I am sorry you are going through so much *hug* It is so stressful sometimes. I don’t know if your date by your name is correct, but if it is, you have a year, honey. You can totally take a break for a while. I did everything big (venue, caterer, flowers, officiant, photographer, dress, tuxes) in January and then chilled the hell out until probably just a month or two ago. I did small things here and there like get the favors. I literally *just* finished half of my centerpieces on Saturday, lol. And I designed my own invitations in Photoshop like 3 weeks ago. They are being printed this week and mailed next week. 😛 I have been a totally lazy bride.
Trust me, if that date by your name is right, you have time. Chill out and take it day by day, and set yourself a goal. In this month I will do X. This month Y. And then you’ll realize you don’t have that much to do and you can just relax and wait around for a while and focus on other things. 🙂
*hugs* GOOD LUCK!! <3
Post # 14
@BeeRod527: It’s very good that you can lean on your FI. Taking a break for however long you need to take a break from planning is great. You have a year. I second @icanhearyousmile: for the idea to maybe get a few time-sensitive things done if you’re in an area whre things book up fast and then take a looooong break– like maybe just venue and photographers (in my area those can book up a year in advance)
About your mom– it’s so natural to want approval from your mom. It’s very good that you can see that this is just one person’s opinion and even though she’s your mom, she’s probably wrong! Kudos to you for trying to make responsible choices.
Post # 15
There’s so many people to reply to so I’ll go one-by-one:
You sound like my FMIL. After another heated conversation with my mom, I told FI I’m throwing in the towel. So he called FMIL to stop by the house to check up on me. She told me it’s normal, however I’m very hypersensitve because of my PMS. Once again, she offered her help and invited me over to go through centerpiece and favor ideas.

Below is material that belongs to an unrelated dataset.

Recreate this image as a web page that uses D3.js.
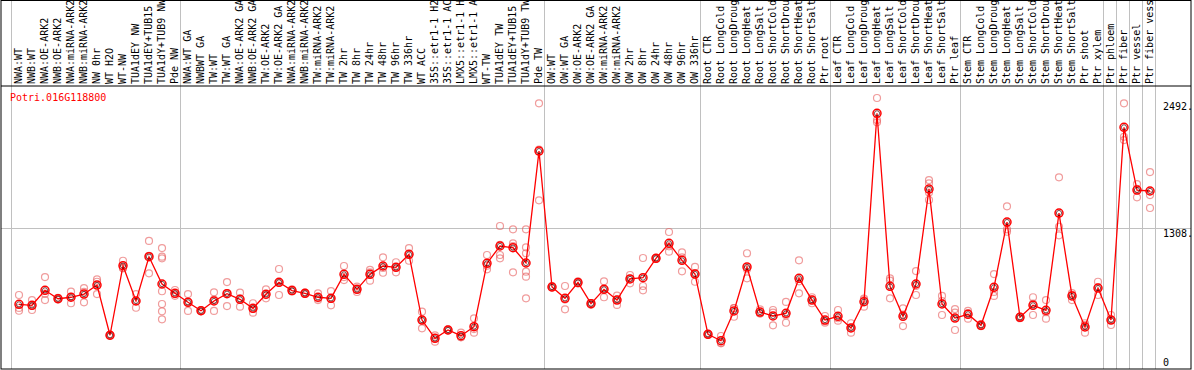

As for my mom, at this point I really don’t want to talk to her or anyone from my family. I’m also ready to fire my FSIL (my brother’s fiancee) from being my bridesmaid for not coming to me to ask if I needed help instead of talking to my mom. She has my number and can always call me.
I’ve really considered eloping. I wanted a smaller wedding anyway. But FI’s got a big family and wanted everyone to be there. We did reach a compromise to stay within 100 but that didn’t last long.
Thanks for the link. 🙂 I didn’t unfriend my mom, but I blocked her. OTOH, I did unfriend my aunt, who tends to start trouble by telling everyone my business. Plus, if there’s one person who will think it’s not fancy enough like of those from “Four Weddings”, it’s her.
I’m planning to get some acupuncture done on Friday. It happened 3 years ago. While I can move my right side, I can’t smile or control my right eye. FI said he loves my crooked smile but I look weird in pictures when taken from the right side.
I don’t think I could shut my entire family out.
Yeah that’s my real date. In fact, I told FI that I’m taking a break from planning until the end of the semester (with the exception of our e-session and Pre-Cana). At that point, I’ll be sending out the STDs and can make more payments to vendors.
Post # 16
Hello fellow northeasterner!
I think things have been rough here in PA. I have had a few bad weeks myself. You are not alone. Sounds like you found a great man to share the rest of your life with. Since you are in grad school that means you are smart too. You have a lot of pluses to give thanks for.
Oh and btw. My wedding is 3 wks away. I pushed for the wedding. Now I wish we went away. Too late now. – Maybe that insight will help.